Vanessa Cumbers, director of recruitment at Dipont Education, is quoted in this article in The Economist about international education in China.
English-language schools once aimed at expatriates now cater to domestic elites
The Economist, Dec. 20, 2014
In 1979, when Ken Ross was eight, his family moved from Scotland to France for his father’s job with IBM. The computer firm paid the fees at the English School of Paris, where his classmates were mostly children of expats from Britain and elsewhere: managers, army officers, diplomats and the like. A couple were Saudi princes. For the most recent class reunion, old boys and girls flew in from as far afield as China and South Africa.
Since then, there has been a boom in such “international schools”, which teach in English in non-Anglophone countries, mostly offering British A-levels, American APs and SATs, or the International Baccalaureate. During the past quarter-century, according to the International School Consultancy Group (ISC), based in Britain, their number has grown from under 1,000 to more than 7,300. In the 2013-14 academic year they generated $41.6 billion in revenue and taught 3.75m pupils globally (see chart). Twenty-two countries have more than 100 international schools, headed by the UAE, with 478, and China, with 445.
But nowadays international schools increasingly belie their name. Though their clientele varies from place to place, four-fifths of the pupils they teach around the world are locals, the ISC calculates. Thirty years ago, just a fifth were. The main reason is increased demand for schooling mostly or entirely in English, both in rich countries (Mr Ross’s alma mater now has a large French contingent), and even more from rich parents in developing countries who want their children to be able to go to university in Britain or North America. “When people make money, they want their children to learn English,” says Nicholas Brummitt of the ISC. “When they make some more money, they want them to learn in English.”
This new elite can outspend even very highly paid foreign managers—and multinationals trying to cut costs are ever less willing to pay school fees. Locals are more appealing clients, too: their children tend to stay for their entire schooling, unlike “expat brats”, who are always moving on, leaving seats to be filled. And a parent-teacher association packed with the local elite is more help with bolshie bureaucrats than one full of foreigners.
Further growth is on the cards. In another decade, the ISC predicts, there will be 14,400 international schools worldwide, teaching 8.9m pupils. Many will be run by local or regional firms who spy an opportunity (two-thirds of international schools are now run for profit, up from almost none 30 years ago). But ISC’s market research suggests that quite a few British “public” (ie, private) schools plan to set up foreign outposts; some already have, including Harrow, Marlborough, Wellington College and Dulwich College, the last of which opened its seventh overseas arm in Singapore in August. Most are franchise arrangements (though Marlborough’s Malaysian branch is directly managed). For-profit global chains such as Nord Anglia Education, Cognita and GEMS are also planning new schools.

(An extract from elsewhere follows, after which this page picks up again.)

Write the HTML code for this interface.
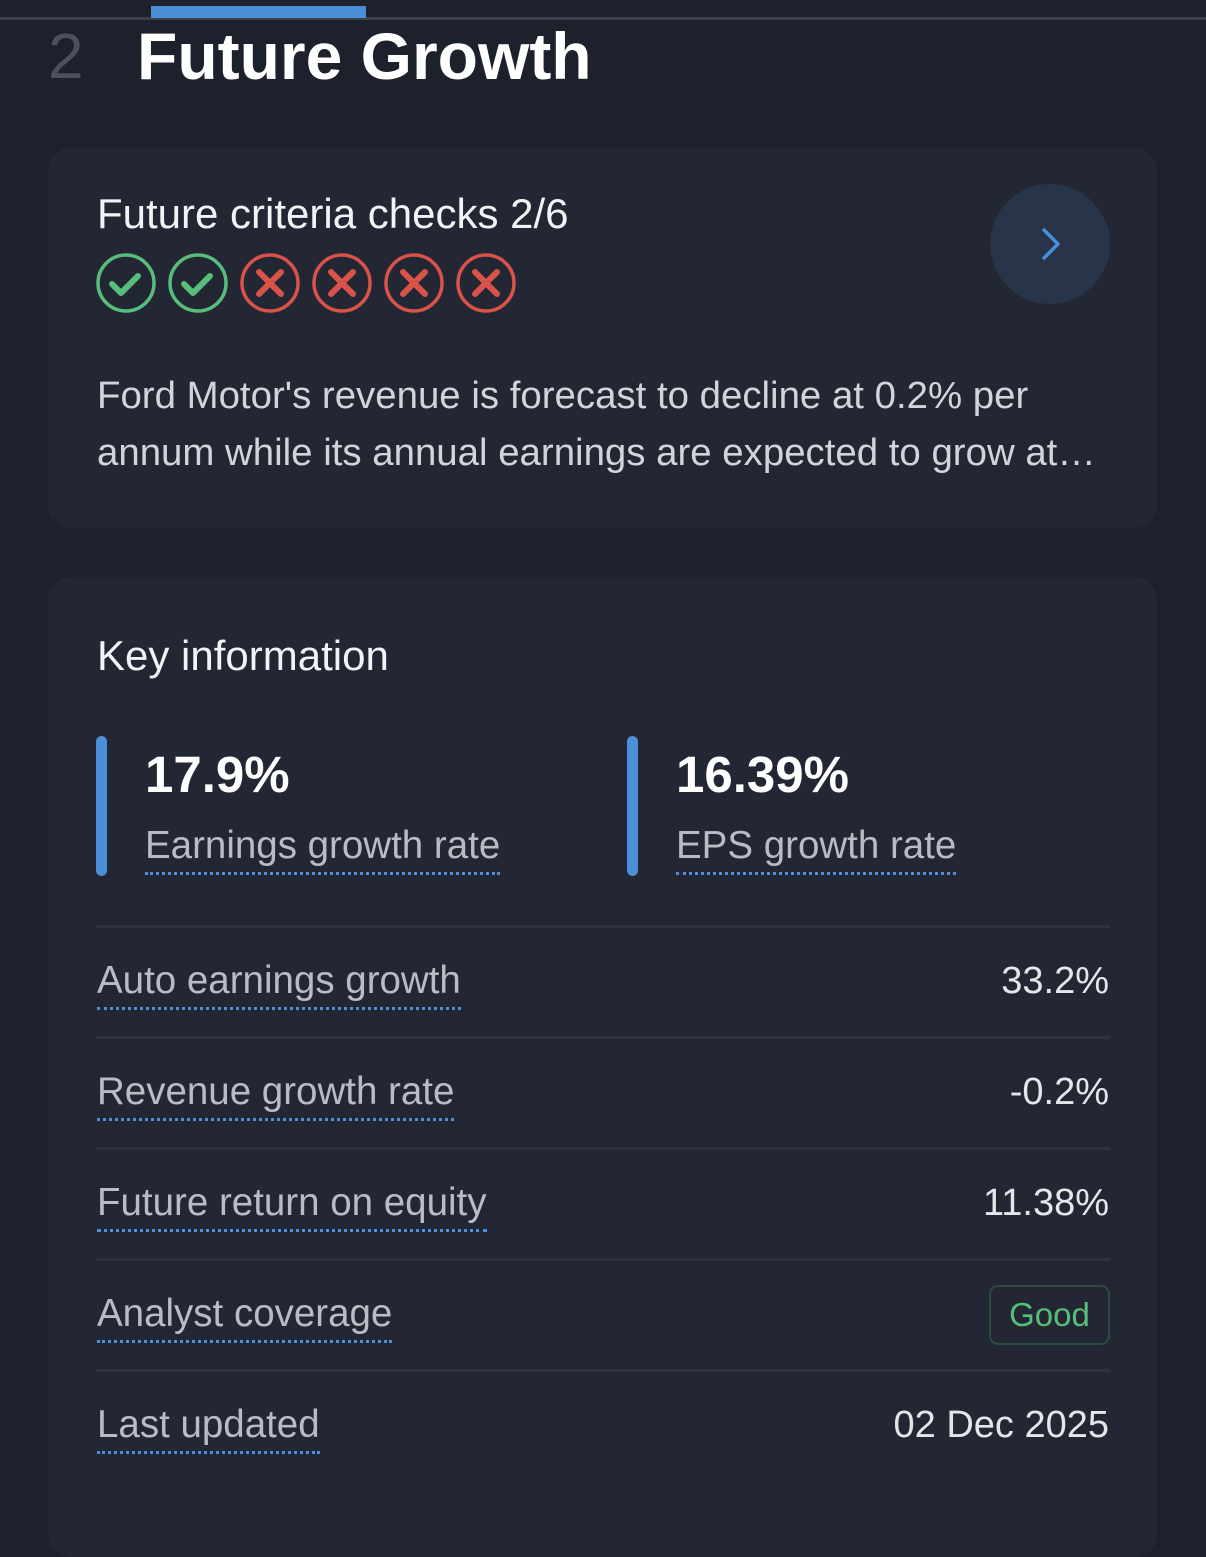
<!DOCTYPE html>
<html><head><meta charset="utf-8"><style>
body{margin:0;width:1206px;height:1509px;background:#1d212b;font-family:"Liberation Sans",sans-serif;position:relative;overflow:hidden;color:#fff}
.a{position:absolute;white-space:nowrap}
.card{position:absolute;background:#222733;border-radius:22px}
.lbl{color:#b9bcc4;font-size:38.5px;border-bottom:3px dotted #4a8fd8;line-height:40px;padding-bottom:6px}
.val{color:#e4e6ea;font-size:38px;right:97px;line-height:40px}
.sep{position:absolute;left:96px;width:1014px;height:3px;background:#2e333e}
.bar{position:absolute;width:11px;height:140px;background:#4a8fd8;border-radius:6px;top:736px}
</style></head><body>
<div class="a" style="left:0;top:17px;width:1206px;height:3px;background:#3a3f4a"></div>
<div class="a" style="left:151px;top:6px;width:215px;height:12px;background:#4a8fd8"></div>
<div class="a" style="left:48px;top:18px;font-size:64px;color:#4b505b;line-height:76px">2</div>
<div class="a" style="left:137px;top:16px;font-size:66px;font-weight:bold;line-height:80px">Future Growth</div>

<div class="card" style="left:48px;top:148px;width:1109px;height:380px"></div>
<div class="a" style="left:97px;top:192px;font-size:42px;line-height:44px;color:#f2f3f5">Future criteria checks 2/6</div>
<svg class="a" style="left:90px;top:248px" width="440" height="70">
<g fill="none" stroke-width="3.5" stroke-linecap="round" stroke-linejoin="round">
<circle cx="36" cy="35" r="28" stroke="#57bd7a"/><path d="M22 36l9 9 17-17" stroke="#57bd7a" stroke-width="6"/>
<circle cx="108" cy="35" r="28" stroke="#57bd7a"/><path d="M94 36l9 9 17-17" stroke="#57bd7a" stroke-width="6"/>
<g stroke="#d9534a"><circle cx="180" cy="35" r="28"/><path d="M169 24l22 22M191 24l-22 22" stroke-width="6"/>
<circle cx="252" cy="35" r="28"/><path d="M241 24l22 22M263 24l-22 22" stroke-width="6"/>
<circle cx="324" cy="35" r="28"/><path d="M313 24l22 22M335 24l-22 22" stroke-width="6"/>
<circle cx="396" cy="35" r="28"/><path d="M385 24l22 22M407 24l-22 22" stroke-width="6"/></g>
</g></svg>
<div class="a" style="left:990px;top:184px;width:120px;height:120px;border-radius:60px;background:#283449"></div>
<svg class="a" style="left:1030px;top:224px" width="40" height="40"><path d="M14 6l14 14-14 14" fill="none" stroke="#4a8fd8" stroke-width="3.5" stroke-linecap="round" stroke-linejoin="round"/></svg>
<div class="a" style="left:97px;top:367px;font-size:38.4px;line-height:57px;color:#d2d4da">Ford Motor's revenue is forecast to decline at 0.2% per<br>annum while its annual earnings are expected to grow at…</div>

<div class="card" style="left:48px;top:577px;width:1109px;height:980px"></div>
<div class="a" style="left:97px;top:633px;font-size:42px;line-height:46px;color:#f2f3f5">Key information</div>
<div class="bar" style="left:96px"></div>
<div class="bar" style="left:627px"></div>
<div class="a" style="left:145px;top:746px;font-size:51px;font-weight:bold;line-height:58px">17.9%</div>
<div class="a" style="left:676px;top:746px;font-size:51px;font-weight:bold;line-height:58px">16.39%</div>
<div class="a lbl" style="left:145px;top:826px">Earnings growth rate</div>
<div class="a lbl" style="left:676px;top:826px">EPS growth rate</div>

<div class="sep" style="top:925px"></div>
<div class="a lbl" style="left:97px;top:961px">Auto earnings growth</div>
<div class="a val" style="top:961px">33.2%</div>
<div class="sep" style="top:1036px"></div>
<div class="a lbl" style="left:97px;top:1072px">Revenue growth rate</div>
<div class="a val" style="top:1072px">-0.2%</div>
<div class="sep" style="top:1147px"></div>
<div class="a lbl" style="left:97px;top:1183px">Future return on equity</div>
<div class="a val" style="top:1183px">11.38%</div>
<div class="sep" style="top:1258px"></div>
<div class="a lbl" style="left:97px;top:1294px">Analyst coverage</div>
<div class="a" style="left:989px;top:1285px;width:117px;height:56px;border:2px solid #2d4a3e;border-radius:9px;color:#57bd7a;font-size:33px;line-height:56px;text-align:center">Good</div>
<div class="sep" style="top:1369px"></div>
<div class="a lbl" style="left:97px;top:1405px">Last updated</div>
<div class="a val" style="top:1405px">02 Dec 2025</div>
</body></html>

The biggest growth is forecast in the Middle East and East Asia. But which countries prove the most rewarding for investors depends partly on governments. Some countries make it hard for those who have been schooled outside the national system to get into university, meaning international-school customers risk closing off their children’s future options. Chinese pupils without a foreign passport are barred from international schools. Singaporean citizens require government permission to attend international schools, rarely granted unless they have lived abroad. In South Korea a maximum of 30% of an international school’s pupils can be locals.
Malaysia’s experience shows what would happen if any of these were to relax their rules. In 2012 it removed a 40% cap on the share of international schools’ pupils allowed to be locals, partly to encourage the expansion of a sector seen as important in attracting foreign investment and partly to please parents who were becoming ever less willing to send their children to boarding schools overseas. In just two years the number of locals at the country’s international schools has risen by a third, and Malaysians now account for more than half their pupils.
China-watchers are always alert to any hint of liberalisation. The country has 2.5m dollar millionaires, many of whom would pounce at an international schooling for their offspring if they were allowed to. Since 2001 foreign groups and individuals have been allowed to own schools in partnership with Chinese ones, and since 2003 schools can be run for profit—but only authorised international schools can follow a foreign curriculum. The government fears losing control over what children are taught. Officials also argue that without strict rules Chinese parents could be gulled by greedy foreigners.
One way to profit in China despite the restrictions is to offer English-language international programmes in Chinese schools. Dipont Education, a Chinese-owned firm that grew out of an Australian one that helped Chinese students arrange foreign study trips and apply for visas, now runs centres in 27 Chinese schools in 17 cities. These teach A-levels, AP courses and the International Baccalaureate to 6,000 15- to 18-year-olds.
A natural next step, says Vanessa Cumbers, Dipont’s director of recruitment, would be for the firm to start training Chinese teachers in foreign teaching methods. “Like anything in China, it’s about localising,” she says. That prescription may make for less diverse class reunions, but it is ensuring the rude health of international schools everywhere.